W ocenie gen. bryg. rez. Jana Baranieckiego, byłego zastępcy dowódcy Wojsk Lotniczych Obrony Powietrznej, praktycznie Siły Powietrzne RP z problemem kanibalizmu technicznego borykały się już od końca lat 80. - O ile tego rodzaju praktyki były do przyjęcia na początku lat 90., kiedy rosyjscy producenci zerwali z nami kontakty, o tyle obecnie sytuacja jest zupełnie inna i dziwię się, że do takich praktyk się dopuszcza - podkreślił gen. Baraniecki. Jak ocenił, nawet w przypadku kłopotów finansowych resort obrony powinien zadbać, by przynajmniej pułk wożący najważniejsze osoby w państwie dobrze funkcjonował. - Dziwi fakt, że takie praktyki mogą mieć miejsce w odniesieniu do 36. SPLT. To m.in. wynik polityki prowadzonej przez MON. W mojej ocenie, rządowe samoloty zawsze winny mieć najwyższy priorytet i nigdy nie powinno być problemów, by zakupić do nich części - dodał. Jak zauważył, na pewno w specpułku kanibalizm techniczny nie powinien mieć miejsca. - Taka praktyka powinna być tam zakazana. To jest najważniejszy pułk w Polsce, tutaj wszystko powinno być sprawne - dodał.
Zdaniem gen.
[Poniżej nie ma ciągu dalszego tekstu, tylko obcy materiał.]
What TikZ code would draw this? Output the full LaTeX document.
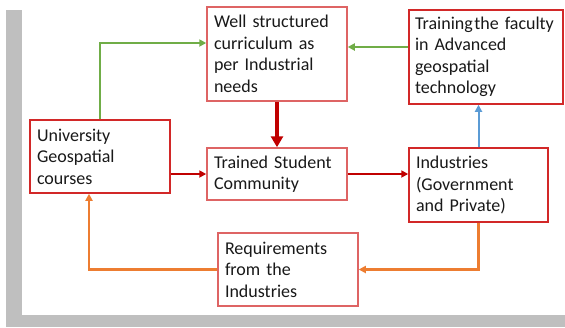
\documentclass[tikz,border=0pt]{standalone}
\usepackage{fontspec}
\setmainfont{Carlito}
\usepackage{tikz}
\usetikzlibrary{arrows.meta}
\definecolor{boxred}{RGB}{210,40,40}
\definecolor{boxpink}{RGB}{222,100,100}
\definecolor{arrred}{RGB}{192,0,0}
\definecolor{arrgreen}{RGB}{112,173,71}
\definecolor{arrorange}{RGB}{237,125,49}
\definecolor{arrblue}{RGB}{91,155,213}
\definecolor{framegray}{RGB}{191,191,191}
\tikzset{>={Triangle[length=7pt,width=7pt]}}
\tikzset{
  blk/.style={draw=boxred, line width=1.5pt, fill=white, align=left,
    inner xsep=7pt, inner ysep=0pt, text=black!90,
    font=\fontsize{18}{21.5}\selectfont},
  blkpale/.style={blk, draw=boxpink},
  flow/.style={->, line width=2pt},
}

\begin{document}
\begin{tikzpicture}[x=1pt,y=-1pt]
\useasboundingbox (0,0) rectangle (565,327);

% ================= Frame =================
\fill[framegray] (6,10) rectangle (565,327);
\fill[white] (22,0) rectangle (565,315);

% ================= Boxes =================
\node[blk, text width=126pt, minimum height=73pt] (univ) at (100,156.5)
  {University\\Geospatial\\courses};
\node[blkpale, text width=126pt, minimum height=94pt] (curr) at (277,54)
  {Well structured\\curriculum as\\per Industrial\\needs};
\node[blk, text width=142pt, inner xsep=6pt, minimum height=94pt] (train) at (486,57)
  {\mbox{Training\hspace{1.5pt}the faculty}\\in Advanced\\geospatial\\technology};
\node[blkpale, text width=126pt, minimum height=52pt] (stud) at (277,174)
  {Trained Student\\Community};
\node[blk, text width=125pt, minimum height=74pt] (ind) at (478.5,185)
  {Industries\\(Government\\and Private)};
\node[blkpale, text width=126pt, minimum height=73pt] (req) at (288,269.5)
  {Requirements\\from the\\Industries};

% ================= Connectors =================
\draw[flow, arrgreen] (univ.north) |- ([yshift=11pt]curr.west);
\draw[flow, arrgreen] ([yshift=10pt]train.west) -- ([yshift=7pt]curr.east);

\draw[->, arrred, line width=3.2pt, >={Triangle[length=11pt,width=12pt]}]
  (curr.south) -- (stud.north);
\draw[flow, arrred, line width=2.4pt]
  ([yshift=-17.5pt]univ.east) -- (stud.west);
\draw[flow, arrred, line width=2.4pt]
  (stud.east) -- ([yshift=11pt]ind.west);

\draw[flow, arrblue] (ind.north) -- (ind.north |- train.south);

\draw[flow, arrorange, line width=2.4pt] (ind.south) |- (req.east);
\draw[flow, arrorange, line width=2.4pt]
  (req.west) -| ([xshift=-11pt]univ.south);
\end{tikzpicture}
\end{document}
Baranieckiego, na początku lat 90. kanibalizm techniczny był dość prosty do realizacji, bo korzystano ze sprzętu krajowego, którego było w nadmiarze, i jednocześnie sprowadzano za bezcen części z krajów ościennych. - Pamiętam, że jako główny inżynier zarządziłem, by wszystkie agregaty, które kupimy u naszych wschodnich sąsiadów, czy to jako nowe, czy używane, były badane w naszych zakładach remontowych. To nas trochę kosztowało, ale pozwalało na zapewnienie realizacji bezpiecznych lotów - zaznaczył. Jednak, jak dodał, od tamtego czasu zmieniły się realia i dziś rosyjski sprzęt powinien być z wojska wycofywany, a ten jeszcze sprawny należy zakonserwować i zabezpieczyć na wypadek konfliktu zbrojnego. W zamian należałoby szeroko postawić na zachodnie rozwiązania, tak jak to rozpoczęto, kupując samoloty F-16.
Jak zaznaczył poseł Antoni Macierewicz (PiS), członek sejmowej Komisji Obrony Narodowej, właśnie z uwagi na niepokojące sygnały dochodzące z Dowództwa Sił Powietrznych przy sejmowej Komisji Obrony Narodowej powołana została podkomisja, która zajmowała się sprawami lotnictwa wojskowego. - Ona badała sytuację w poszczególnych jednostkach organizacyjnych Sił Powietrznych i były zgłaszane wnioski, także dotyczące 36. SPLT. My te kwestie, po sprawozdaniu ze strony podkomisji, wielokrotnie przedstawialiśmy na posiedzeniu sejmowej komisji, ale za każdym razem nasze wnioski były odrzucane większością głosów przez posłów PO i PSL - podkreślił. Jak zaznaczył poseł, sprawa lotnictwa była podnoszona kilka razy i stawiane były wnioski dotyczące zwiększania budżetu SP. Wszystkie zostały odrzucone. - Sytuacja w Siłach Powietrznych jest odpowiedzialnością pana ministra Bogdana Klicha, ale nie tylko. Za tę sytuację odpowiada cała koalicja rządząca, bo gdyby nie stanowisko reprezentujących ją w komisji posłów, to wnioski płynące z działań podkomisji musiałyby być realizowane. Oczywiście od strony wykonawczej osobą odpowiedzialną jest minister obrony narodowej, ale on nie miałby możliwości takiego działania, gdyby nie wsparcie posłów PO i PSL, którzy nie pozwalali na żadną uwagę - dodał poseł. W jego ocenie, poprawy sytuacji nie ma co się spodziewać także w tym roku. - Jeśli utrzymane zostaną dotychczasowe zapisy budżetowe w tym zakresie, to na poprawę sytuacji Sił Powietrznych w 2011 roku liczyć nie można. Niestety, na razie rząd nie widzi tu możliwości wprowadzenia żadnych korekt - dodał.